**Given exercise**
Line by line, repeat the data below exactly, beginning at the first line and ending at the line with "PieChart, Pie, Legend". Omit pictures.

**Material**

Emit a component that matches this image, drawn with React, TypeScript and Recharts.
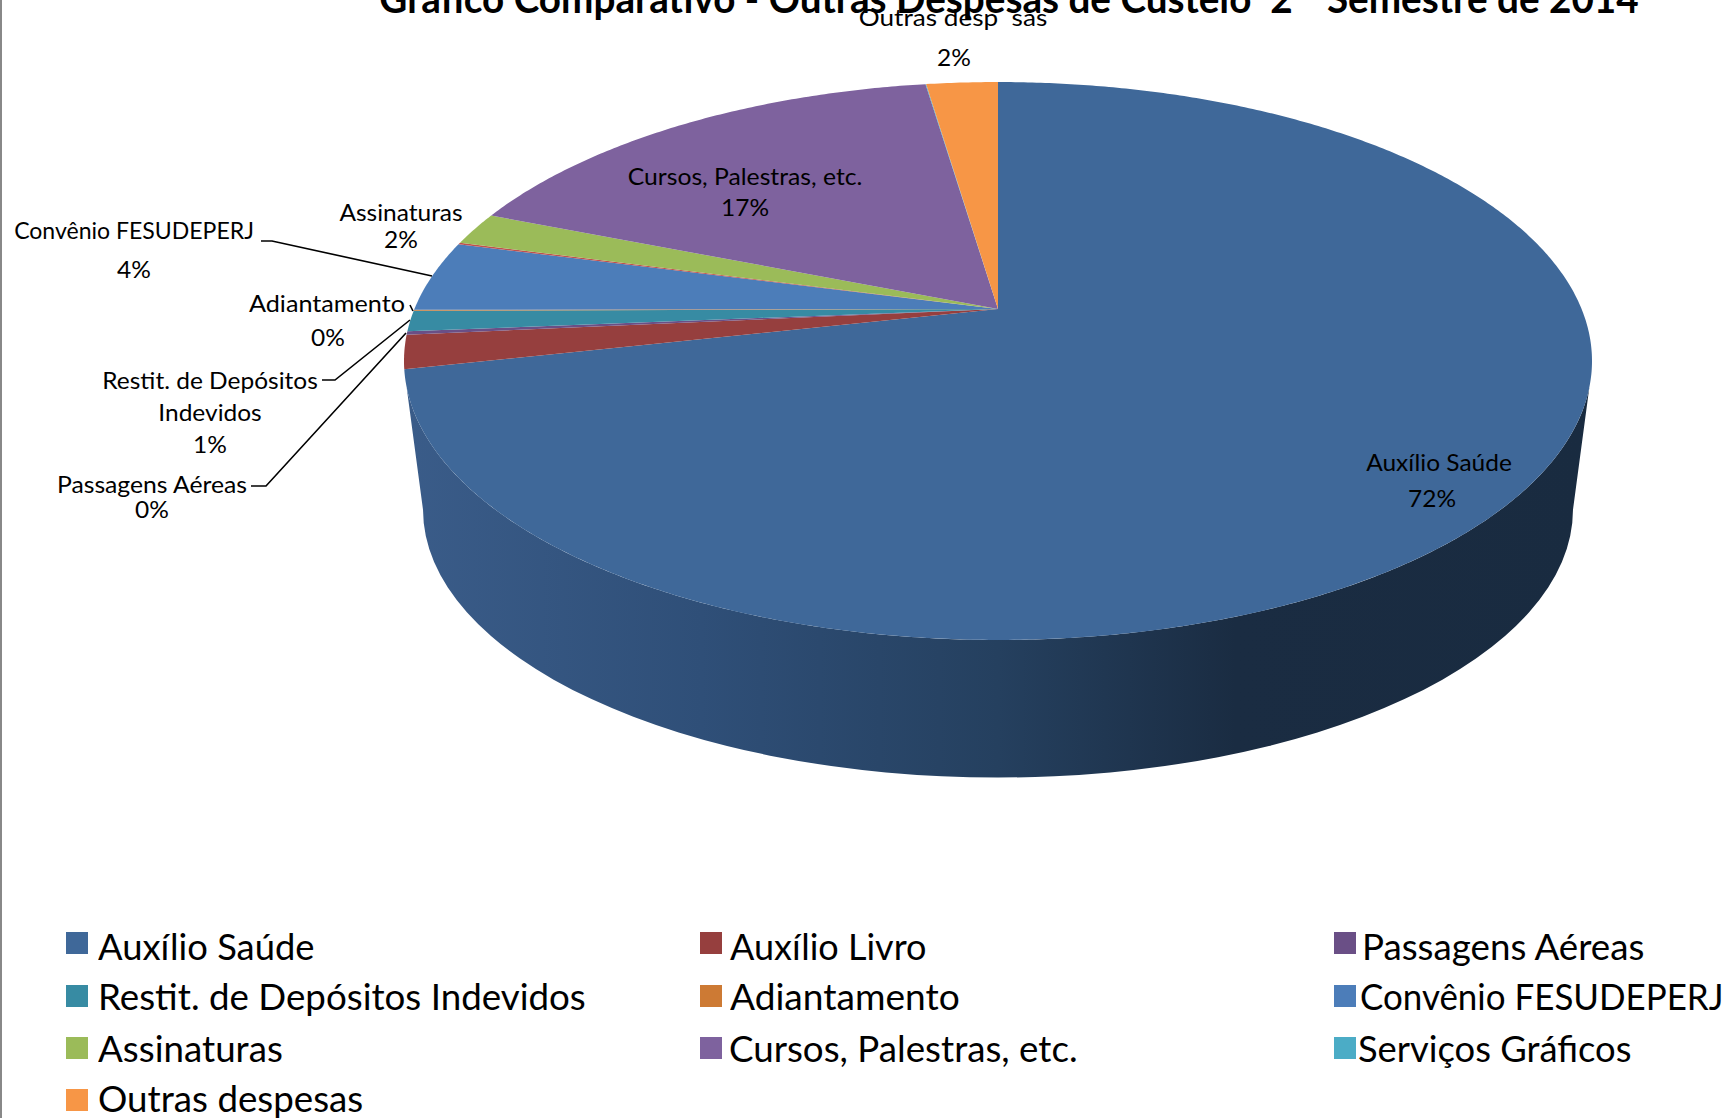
import React from "react"
import { PieChart, Pie, Legend } from "recharts"

const categories = [
  "Auxílio Saúde",
  "Auxílio Livro",
  "Passagens Aéreas",
  "Restit. de Depósitos Indevidos",
  "Adiantamento",
  "Convênio FESUDEPERJ",
  "Sem nome",
  "Assinaturas",
  "Cursos, Palestras, etc.",
  "Serviços Gráficos",
  "Outras despesas",
]
// percent of the total
const values = [71.55, 1.95, 0.2, 1.2, 0.05, 4.1, 0.1, 1.9, 16.6, 0.02, 2.33]
const colors = ["#3f6899", "#963f3e", "#6a4f86", "#378ba3", "#cd7a34", "#4c7db9", "#c0504d", "#9bbb59", "#7e629e", "#4bacc6", "#f79646"]

const data = categories.map((name, i) => ({ name, value: values[i], fill: colors[i] }))

const FONT = "Lato, 'Open Sans', sans-serif"
const LABEL_STRETCH = 1.02

// perspective of the disc: the centre of the pie is not the centre of the ellipse
const PERSP = 0.1864
const RY_RATIO = 0.4533

function project(cx: number, cy: number, r: number, deg: number) {
  const rad = (deg * Math.PI) / 180
  const u = Math.cos(rad)
  const v = -Math.sin(rad)
  const k = 1 - PERSP * v
  return {
    x: cx + (r * Math.sqrt(1 - PERSP * PERSP) * u) / k,
    y: cy + (r * RY_RATIO * v) / k,
  }
}

function arcPoints(cx: number, cy: number, r: number, from: number, to: number) {
  const steps = Math.max(2, Math.ceil(Math.abs(to - from) * 2))
  const pts = []
  for (let i = 0; i <= steps; i++) {
    const p = project(cx, cy, r, from + ((to - from) * i) / steps)
    pts.push(`${p.x.toFixed(2)} ${p.y.toFixed(2)}`)
  }
  return pts
}

function Slice3D(props: any) {
  const { cx, cy, outerRadius: r, startAngle, endAngle, fill } = props
  const top = `M${cx} ${cy}L${arcPoints(cx, cy, r, startAngle, endAngle).join("L")}Z`
  const hasFront = startAngle >= -90 && endAngle <= -90
  let wall = null
  if (hasFront) {
    const rim = arcPoints(cx, cy, r, -16, -164).join("L")
    const bx = r * 0.968
    const by = r * 0.451
    const bc = cy + r * 0.338
    wall = (
      <>
        <defs>
          <linearGradient id="wallShade" gradientUnits="userSpaceOnUse" x1={cx - r} x2={cx + r} y1={0} y2={0}>
            <stop offset="0" stopColor="#3a5c89" />
            <stop offset="0.25" stopColor="#2f4f78" />
            <stop offset="0.5" stopColor="#25405f" />
            <stop offset="0.7" stopColor="#1a2c42" />
            <stop offset="1" stopColor="#192b40" />
          </linearGradient>
        </defs>
        <path
          d={`M${rim}L${cx - bx} ${bc}A${bx} ${by} 0 0 0 ${cx + bx} ${bc}Z`}
          fill="url(#wallShade)"
        />
      </>
    )
  }
  return (
    <g>
      {wall}
      <path d={top} fill={fill} />
    </g>
  )
}

// where each data label sits, hand placed like in the original sheet
const labelLayout: Record<string, any> = {
  "Auxílio Saúde": { x: 1439, y: 471, lines: ["Auxílio Saúde"], pct: [1432, 507] },
  "Passagens Aéreas": { x: 152, y: 493, lines: ["Passagens Aéreas"], sx: 1.03, pct: [152, 518], leader: "M251 486H266L406 333" },
  "Restit. de Depósitos Indevidos": { x: 210, y: 389, lines: ["Restit. de Depósitos", "Indevidos"], gap: 32, pct: [210, 453], leader: "M322 380H335L410 320" },
  Adiantamento: { x: 327, y: 312, lines: ["Adiantamento"], sx: 1.05, pct: [328, 346], leader: "M410 305L413 311" },
  "Convênio FESUDEPERJ": { x: 134, y: 239, lines: ["Convênio FESUDEPERJ"], sx: 0.96, pct: [134, 278], leader: "M261 241H272L432 276" },
  Assinaturas: { x: 401, y: 221, lines: ["Assinaturas"], pct: [401, 248] },
  "Cursos, Palestras, etc.": { x: 745, y: 185, lines: ["Cursos, Palestras, etc."], sx: 1.03, pct: [745, 216] },
  "Outras despesas": { x: 953, y: 26, lines: ["Outras desp  sas"], sx: 1.09, pct: [954, 66] },
}

function LabelText({ x, y, sx = LABEL_STRETCH, children }: any) {
  return (
    <text
      transform={`translate(${x} ${y}) scale(${sx} 1)`}
      textAnchor="middle"
      fontFamily={FONT}
      fontSize={24}
      fill="#000"
      style={{ whiteSpace: "pre" }}
    >
      {children}
    </text>
  )
}

function renderLabel(props: any) {
  const spot = labelLayout[props.name]
  if (!spot) return null
  return (
    <g>
      {spot.leader && <path d={spot.leader} fill="none" stroke="#000" strokeWidth={1.6} />}
      {spot.lines.map((line: string, i: number) => (
        <LabelText key={line} x={spot.x} y={spot.y + i * (spot.gap || 0)} sx={spot.sx}>
          {line}
        </LabelText>
      ))}
      <LabelText x={spot.pct[0]} y={spot.pct[1]}>
        {`${Math.round(props.percent * 100)}%`}
      </LabelText>
    </g>
  )
}

// legend grid, read row by row
const legendCols = [66, 700, 1334]
const legendRows = [932, 985, 1037, 1089]
const legendTextRows = [921, 971, 1023, 1073]
const legendTextX: Record<string, number> = {
  "Cursos, Palestras, etc.": 729,
  "Convênio FESUDEPERJ": 1360,
  "Serviços Gráficos": 1358,
  "Passagens Aéreas": 1362,
}
const legendStretch: Record<string, number> = {
  "Auxílio Saúde": 1.01,
  "Restit. de Depósitos Indevidos": 1.02,
  "Adiantamento": 1.03,
  "Convênio FESUDEPERJ": 0.97,
  "Assinaturas": 1.02,
  "Cursos, Palestras, etc.": 1.02,
  "Outras despesas": 1.02,
  "Passagens Aéreas": 1.02,
  "Serviços Gráficos": 1.01,
}

function LegendGrid({ payload }: any) {
  const items = (payload || []).filter((p: any) => p.value !== "Sem nome")
  return (
    <div style={{ position: "relative", width: 1723, height: 1118 }}>
      {items.map((item: any, i: number) => {
        const left = legendCols[i % 3]
        const row = Math.floor(i / 3)
        const textX = legendTextX[item.value] ?? (i % 3 === 0 ? left + 32 : left + 30)
        return (
          <React.Fragment key={item.value}>
            <div style={{ position: "absolute", left, top: legendRows[row], width: 22, height: 22, background: item.color }} />
            <div
              style={{
                position: "absolute",
                left: textX,
                top: legendTextRows[row],
                fontFamily: FONT,
                fontSize: 36,
                lineHeight: "50px",
                color: "#000",
                whiteSpace: "nowrap",
                transform: `scaleX(${legendStretch[item.value] ?? 1})`,
                transformOrigin: "left",
              }}
            >
              {item.value}
            </div>
          </React.Fragment>
        )
      })}
    </div>
  )
}

export default function App() {
  return (
    <div style={{ position: "absolute", left: 0, top: 0, width: 1723, height: 1118, overflow: "hidden", background: "#fff" }}>
      <div style={{ position: "absolute", left: 0, top: 0, width: 2, height: 1118, background: "#888" }} />
      <PieChart width={1723} height={1118} margin={{ top: 0, right: 0, bottom: 0, left: 0 }}>
        <text
          transform="translate(1009 13) scale(0.967 1)"
          textAnchor="middle"
          fontFamily={FONT}
          fontSize={40}
          fontWeight={700}
          fill="#000"
          style={{ whiteSpace: "pre" }}
        >
          Gráfico Comparativo - Outras Despesas de Custeio  2º  Semestre de 2014
        </text>
        <Pie
          data={data}
          dataKey="value"
          nameKey="name"
          cx={998}
          cy={309}
          outerRadius={594}
          startAngle={90}
          endAngle={-270}
          stroke="none"
          shape={Slice3D}
          label={renderLabel}
          labelLine={false}
          isAnimationActive={false}
        />
        <Legend
          content={LegendGrid}
          itemSorter={null}
          wrapperStyle={{ position: "absolute", left: 0, top: 0, width: 1723, height: 1118 }}
        />
      </PieChart>
    </div>
  )
}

**Answer for this exercise**
Emit a component that matches this image, drawn with React, TypeScript and Recharts.
import React from "react"
import { PieChart, Pie, Legend } from "recharts"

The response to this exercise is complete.